We can solve this by recasting the entire problem in the language of dual numbers. Instead of a real-valued position $Y(x)$ , we imagine a dual-valued one, $Y(x) = y_r(x) + \epsilon y_d(x)$ , where the initial condition contains the "perturbation" in the $\epsilon$ part, for example, $Y(0) = \epsilon$ . When we plug this into our original differential equation, the equation magically splits in two. One equation describes the original, unperturbed trajectory $y_r(x)$ . The other, for the dual part $y_d(x)$ , turns out to be a much simpler linear differential equation that describes how the perturbation evolves over time!. Solving a non-linear problem can be a formidable task, but analyzing its sensitivity reduces to solving a linear one—a dramatic simplification, all thanks to $\epsilon^2=0$ .

This principle is remarkably general. We can study the behavior of systems described by matrices, which are central to quantum mechanics, control theory, and engineering. The long-term evolution of such a system is often given by the matrix exponential, $e^{A t}$ . Suppose our system matrix $A$ is perturbed slightly by another matrix $\epsilon B$ . What is the new state, $e^{A+\epsilon B}$ ? Again, dual numbers give us the answer directly. The result is the original evolution, plus a corrective term proportional to $\epsilon$ that precisely captures the first-order change, even in the tricky case where the matrices $A$ and $B$ do not commute. The dual number framework provides a direct and elegant recipe for the first-order effects of any perturbation.

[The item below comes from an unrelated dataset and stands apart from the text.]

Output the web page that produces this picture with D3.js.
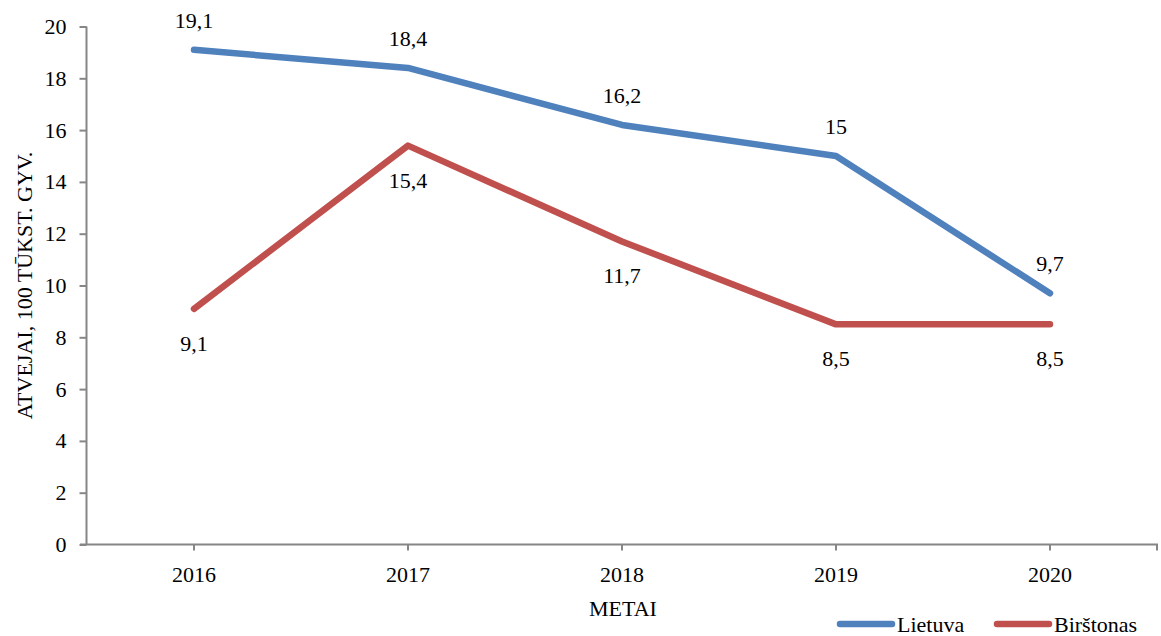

Echoes in the Abstract: Topology and Theoretical Physics

By now, you should be convinced that dual numbers are a useful computational tool. But the story does not end there. Like a simple motif in a grand symphony, the algebra of dual numbers reappears in some of the most profound and abstract areas of modern science, suggesting it is not just a clever trick, but a fundamental building block of mathematical reality.

The core idea, $\epsilon^2 = 0$ , is the very definition of an "infinitesimal" in some formalisms of calculus. It represents a quantity so small that its square is negligible, providing a rigorous algebraic foundation for the intuitive reasoning of Newton and Leibniz. But the connections go deeper still.

In a breathtaking leap of abstraction, mathematicians have discovered that the algebra of dual numbers, $A = \mathbb{C}[\epsilon]/(\epsilon^2)$ , can be used to define an entire physical universe, albeit a simplified "toy" one. In the language of Topological Quantum Field Theory (TQFT), this humble two-dimensional algebra can be assigned to a circle. The algebraic rules of multiplication and its dual operations then correspond to the ways these circles can be sewn together to form more complex surfaces, like a pair-of-pants or a torus. Amazingly, operators that correspond to changing the topology of the surface, like adding a "handle" (a torus), can be represented as simple matrices acting on the vector space of dual numbers. This provides a stunning link: the algebraic structure of dual numbers encodes the topological rules for building surfaces.

This is not an isolated curiosity. In the field of homological algebra, mathematicians study the "shape" and "holes" of abstract algebraic objects. When they apply their sophisticated machinery to the algebra of dual numbers, they find an infinitely rich structure. The so-called Tor groups, which measure a kind of homological complexity, are non-zero at every level, meaning this simple-looking algebra has an infinite tower of hidden structure. In a related field called factorization homology, the dual number algebra is used as "coefficients" to probe the shape of geometric spaces. When used to probe a 2-sphere, the result is an elegant and simple expression that perfectly marries the algebra of $\epsilon$ with the topology of the sphere.

From the gritty, practical world of computer programming to the ethereal planes of quantum topology, the algebra of dual numbers makes its appearance. It is a testament to the unity of mathematics—that a simple, almost trivial-looking rule can contain such multitudes. It is a perfect bookkeeper for derivatives, a powerful oracle for "what if" scenarios, and a fundamental note in the symphony of abstract structures that underlies our physical and mathematical world.